L’activité accessoire est encadrée par l’article 48 de l’arrêté royal organique, qui exige le respect de plusieurs conditions pour qu’elle soit autorisée. Ces conditions sont, en gros, que la déclaration doit en être faite lors de la demande d’allocations, que cette activité ait déjà été exercée au moins trois mois précédant la demande (avec exercice effectif) et qu’elle ne s’oppose pas à la disponibilité sur le marché de l’emploi, étant qu’elle doit s’exercer entre dix-huit heures et sept heures du matin principalement, cette limitation ne s’appliquant pas aux samedis et dimanches. Enfin, certains secteurs sont interdits (dont l’Horeca ou ceux dont l’activité normale se situe précisément pendant ces plages horaires). Dès lors que le chômeur n’établit pas se conformer à ces obligations, il n’y a pas activité accessoire mais activité incompatible avec les allocations de chômage.

Un autre type d’activité est cependant admis, comme le confirme cet arrêt de la Cour du travail de Liège, étant une activité de peu d’ampleur, exercée occasionnellement. Les critères qui en ont été mis en évidence par la cour sont que l’ampleur de l’activité doit être inférieure à celle d’une activité accessoire, et ce eu égard au nombre d’heures de travail et au montant des revenus perçus. Si cette règle reste floue en tant que telle, des exemples ont été donnés par l’arrêt (exemples repris ci-dessus).

Comme souligné par la cour, la seule formalité à respecter dans le cadre de la réglementation chômage est de biffer la carte de contrôle le jour où l’activité est prestée. A défaut, il y a lieu de rembourser les allocations perçues, et ce en totalité pour les jours concernés.

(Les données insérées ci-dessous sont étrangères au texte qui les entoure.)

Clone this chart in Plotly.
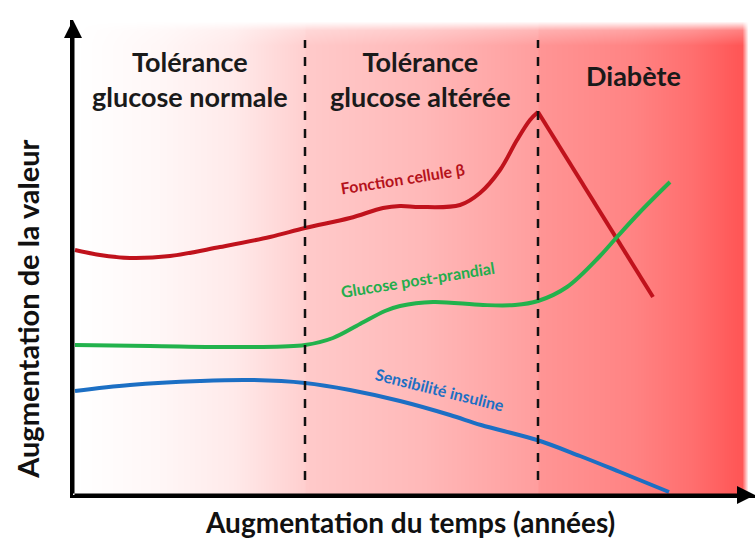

Si ce système vient assouplir les exigences mises par l’article 48 pour l’exercice d’une activité accessoire, il faut néanmoins relever que, dans le cadre de celle-ci, les revenus peuvent être cumulés avec le bénéfice des allocations de chômage, dans les limites prévues par l’article 130 de l’arrêté royal, ce qui n’est pas le cas pour l’activité occasionnelle, puisque, du fait de la biffure de la carte de contrôle, le chômeur annonce qu’il renonce à l’allocation de chômage pour le jour concerné.